Pero, ¿a quién le importa? La historia es siempre la misma. Esos pobres seres,
esas criaturas de Dios, sin apoyo alguno, sin guía, sin asilo, quedaron a
merced de la casualidad. ¿Qué más se ha de saber? Se fueron cada uno por su
lado, y se sumergieron poco a poco en esa fría bruma en que se sepultan los
destinos solitarios. Apenas, durante todo el tiempo que pasó en Tolón, oyó
hablar una sola vez de su hermana. Al fin del cuarto año de prisión, recibió
noticias por no sé qué conducto. Alguien que los había conocido en su pueblo
había visto a su hermana: estaba en París. Vivía en un miserable callejón,
cerca de San Sulpicio, y tenía consigo sólo al menor de los niños. Esto fue lo
que le dijeron a Jean Valjean. Nada supo después. A fines de ese mismo cuarto
año, le llegó su turno para la evasión. Sus camaradas lo ayudaron como suele
hacerse en aquella triste mansión, y se evadió. Anduvo errante dos días en
libertad por el campo, si es ser libre estar perseguido, volver la cabeza a cada
instante y al menor ruido, tener miedo de todo, del sendero, de los árboles,
del sueño. En la noche del segundo día fue apresado. No había comido ni dormido
hacía treinta seis horas. El tribunal lo condenó por este delito a un recargo
de tres años. Al sexto año le tocó también el turno para la evasión; por la
noche la ronda le encontró oculto bajo la quilla de un buque en construcción;
hizo resistencia a los guardias que lo cogieron: evasión y rebelión. Este
hecho, previsto por el código especial, fue castigado con un recargo de cinco
años, dos de ellos de doble cadena. Al décimo le llegó otra vez su turno, y lo
aprovechó; pero no salió mejor librado. Tres años más por esta nueva tentativa.

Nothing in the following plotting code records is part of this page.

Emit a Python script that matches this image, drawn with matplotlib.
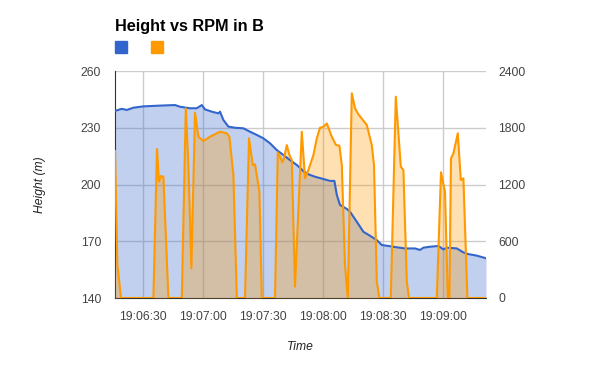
import matplotlib
matplotlib.use('Agg')
import matplotlib.pyplot as plt
from matplotlib.patches import Rectangle
from matplotlib.ticker import FuncFormatter, MultipleLocator

# seconds after 19:06:00
height_t = [16.0, 19.4, 21.9, 25.2, 30.2, 38.5, 46.0, 48.5, 53.5, 56.9, 59.4, 61.0,
            64.4, 67.7, 68.5, 70.2, 72.7, 76.0, 80.2, 83.5, 86.9, 90.2, 93.5, 96.9,
            100.2, 103.5, 106.9, 110.2, 112.7, 116.0, 120.2, 123.5, 125.7, 126.9,
            128.5, 131.9, 133.5, 136.9, 140.2, 143.5, 146.9, 149.4, 152.7, 156.9,
            161.0, 166.0, 168.5, 170.2, 173.5, 177.7, 180.2, 181.9, 186.9, 190.2,
            192.7, 196.9, 201.5]
height_m = [238.9, 240.0, 239.4, 240.6, 241.3, 241.7, 242.0, 241.1, 240.3, 240.3, 242.0, 239.7,
            238.5, 237.6, 238.5, 234.1, 230.6, 230.0, 229.7, 227.9, 226.2, 224.4, 221.8, 218.2,
            215.6, 212.9, 210.3, 207.1, 205.4, 204.1, 202.9, 201.9, 201.9, 194.5,
            189.2, 187.1, 185.6, 180.3, 175.0, 172.9, 170.6, 168.0, 167.5, 166.8,
            166.2, 166.2, 165.4, 166.6, 167.1, 167.5, 165.7, 166.6, 166.2, 164.1,
            163.2, 162.4, 161.0]

rpm_t = [16.0, 17.2, 19.0, 35.2, 37.0, 38.0, 39.0, 40.2, 42.7, 49.4, 51.4, 52.7, 54.2,
         56.0, 57.7, 60.2, 63.5, 68.5, 71.9, 73.2, 75.2, 76.9, 81.0, 83.0, 84.9, 86.0,
         88.2, 89.4, 96.0, 97.4, 98.5, 99.7, 100.5, 101.9, 103.2, 104.4, 106.0, 109.4,
         111.0, 112.7, 115.2, 116.9, 118.5, 120.2, 121.9, 124.4, 126.5, 128.2, 129.4,
         131.0, 132.4, 134.4, 136.0, 137.7, 141.9, 144.4, 145.5, 146.9, 148.2, 153.9,
         156.4, 158.9, 160.2, 161.9, 163.0, 176.9, 179.0, 181.0, 182.4, 183.2, 184.0,
         185.2, 187.4, 188.9, 190.2, 192.2, 201.5]
rpm = [1554, 350, 0, 0, 1575, 1229, 1289, 1282, 0, 0, 2005, 1406, 314,
       1959, 1705, 1660, 1705, 1758, 1741, 1705, 1300, 0, 0, 1688, 1406, 1413,
       1124, 0, 0, 1540, 1494, 1434, 1476, 1617, 1511, 1459, 120, 1758,
       1265, 1353, 1511, 1688, 1800, 1811, 1846, 1705, 1617, 1610, 1406,
       349, 0, 2164, 2005, 1942, 1829, 1617, 1406, 172, 0, 0,
       2128, 1388, 1353, 172, 0, 0, 1329, 1124, 0, 0, 1476,
       1529, 1741, 1247, 1265, 0, 0]

title = 'Height vs RPM in B'
blue = '#3366cc'
orange = '#ff9900'

plt.rcParams['font.family'] = ['Liberation Sans', 'DejaVu Sans']

fig = plt.figure(figsize=(6, 3.71), dpi=100)
ax1 = fig.add_axes([115 / 600, 73 / 371, 371 / 600, 227 / 371])
ax2 = ax1.twinx()

ax1.fill_between(height_t, height_m, 140, color=blue, alpha=0.3, linewidth=0)
ax2.fill_between(rpm_t, rpm, 0, color=orange, alpha=0.3, linewidth=0)
# height line goes on top of the rpm fill
ax2.plot(height_t, height_m, color=blue, lw=1.5, transform=ax1.transData, zorder=3)
ax2.plot(rpm_t, rpm, color=orange, lw=1.5, zorder=4)

ax1.set_xlim(16, 201.5)
ax1.set_ylim(140, 260)
ax2.set_ylim(0, 2400)
ax1.set_yticks([140, 170, 200, 230, 260])
ax2.set_yticks([0, 600, 1200, 1800, 2400])
ax1.xaxis.set_major_locator(MultipleLocator(30))


def fmt_time(s, pos):
    s = int(round(s))
    return '19:%02d:%02d' % (6 + s // 60, s % 60)


ax1.xaxis.set_major_formatter(FuncFormatter(fmt_time))

ax1.grid(True, color='#cccccc', lw=1)
ax1.set_axisbelow(True)
for ax in (ax1, ax2):
    for side in ('top', 'right'):
        ax.spines[side].set_visible(False)
    ax.tick_params(length=0, labelsize=8.7, colors='#444444')
ax2.spines['left'].set_visible(False)
ax2.spines['bottom'].set_visible(False)
ax1.spines['left'].set_color('#333333')
ax1.spines['bottom'].set_color('#333333')
ax1.tick_params(axis='x', pad=9)
ax1.tick_params(axis='y', pad=10)
ax2.tick_params(axis='y', pad=9)

ax1.set_xlabel('Time', style='italic', fontsize=8.7, color='#222222')
ax1.xaxis.set_label_coords(0.5, -0.19)
ax1.set_ylabel('Height (m)', style='italic', fontsize=8.7, color='#222222')
ax1.yaxis.set_label_coords(-0.186, 0.5)

fig.text(115 / 600, 1 - 31 / 371, title, fontsize=11.7, fontweight='bold')
fig.patches.append(Rectangle((115 / 600, 1 - 53 / 371), 12 / 600, 12 / 371,
                             transform=fig.transFigure, color=blue))
fig.patches.append(Rectangle((151 / 600, 1 - 53 / 371), 12 / 600, 12 / 371,
                             transform=fig.transFigure, color=orange))

fig.savefig('out.png', dpi=100)
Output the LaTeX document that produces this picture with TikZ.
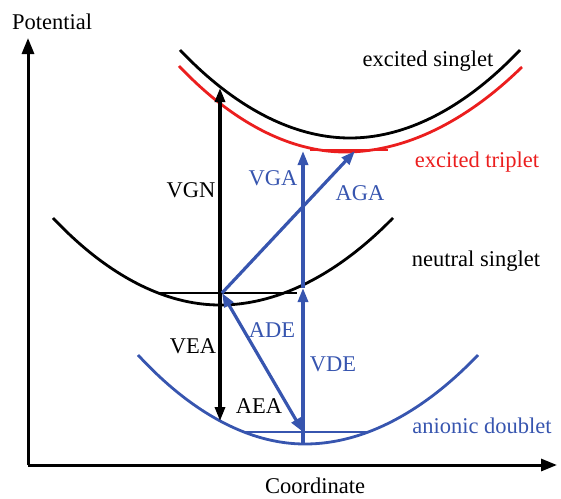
\documentclass[tikz,border=0pt]{standalone}
\usepackage{fontspec}
\setmainfont{Liberation Serif}
\usetikzlibrary{arrows.meta}
\definecolor{dblue}{RGB}{55,85,175}
\definecolor{dred}{RGB}{235,30,30}
\begin{document}
\begin{tikzpicture}[x=1pt,y=-1pt,
  lbl/.style={font=\fontsize{22.5}{26}\selectfont, inner sep=0pt, anchor=base},
  curve/.style={line width=2.8pt},
  arr/.style={line width=3.2pt, -{Triangle[length=14pt,width=10pt]}},
  darr/.style={line width=3.2pt, {Triangle[length=14pt,width=10pt]}-{Triangle[length=14pt,width=10pt]}},
  axis/.style={line width=3pt, -{Triangle[length=16pt,width=12pt]}}]
\useasboundingbox (0,0) rectangle (561,498);
% axes
\coordinate (O) at (28,465);
\coordinate (ytop) at (28,38);
\coordinate (xend) at (557,465);
\draw[axis] (O) -- (ytop);
\draw[axis] (O) -- (xend);
\node[lbl, anchor=base] (pot) at (52,29) {Potential};
\node[lbl, anchor=base] (coord) at (315,493) {Coordinate};
% curves
\draw[curve] (180,50) parabola bend (350,138) (520,50);
\draw[curve, dred] (179,66) parabola bend (345,152) (522,67);
\draw[line width=2pt, dred] (310,150) -- (388,150);
\draw[curve] (53,218) parabola bend (220,305) (393,218);
\draw[line width=2.8pt] (160,293) -- (297,293);
\draw[curve, dblue] (138,355) parabola bend (305,444) (478,355);
\draw[line width=2.8pt, dblue] (244,432) -- (369,432);
% key points
\coordinate (n0) at (220,293);
\coordinate (es) at (220,88);
\coordinate (an) at (220,421);
\coordinate (a0) at (303,444);
\coordinate (nv) at (303,288);
\coordinate (tv) at (303,151);
\coordinate (am) at (303,432);
\coordinate (nm) at (222,293);
\coordinate (tm) at (355,151);
% arrows
\draw[arr] (n0) -- (es);
\draw[arr] (n0) -- (an);
\draw[line width=3.2pt, dblue] (a0) -- (am);
\draw[arr, dblue] (am) -- (nv);
\draw[arr, dblue] (nv) -- (tv);
\draw[darr, dblue] (am) -- (nm);
\draw[arr, dblue] (nm) -- (tm);
% labels
\node[lbl] (es1) at (428,66) {excited singlet};
\node[lbl, text=dred] (et) at (477,167) {excited triplet};
\node[lbl] (ns) at (476,266) {neutral singlet};
\node[lbl, text=dblue] (ad) at (482,433) {anionic doublet};
\node[lbl] (vgn) at (191,197) {VGN};
\node[lbl, text=dblue] (vga) at (273,185) {VGA};
\node[lbl, text=dblue] (aga) at (360,200) {AGA};
\node[lbl, text=dblue] (ade) at (272,337) {ADE};
\node[lbl] (vea) at (193,353) {VEA};
\node[lbl, text=dblue] (vde) at (333,371) {VDE};
\node[lbl] (aea) at (259,413) {AEA};
\end{tikzpicture}
\end{document}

En fin, el año decimotercero, intentó de nuevo su evasión, y fue cogido a las
cuatro horas. Tres años más por estas cuatro horas: total diecinueve años. En
octubre de 1815 salió en libertad: había entrado al presidio en 1796 por haber
roto un vidrio y haber tomado un pan. Jean Valjean entró al presidio sollozando
y tembloroso; salió impasible. Entró desesperado; salió taciturno. ¿Qué había
pasado en su alma?"
Sin duda alguna, Los miserables es parte fundamental de la cultura occidental y ha tenido numerosas adaptaciones al cine, al teatro, al cómic y al mundo del musical. Una historia para recordar, que nos hace ver lo que de bueno y de malo hay en todo ser humano.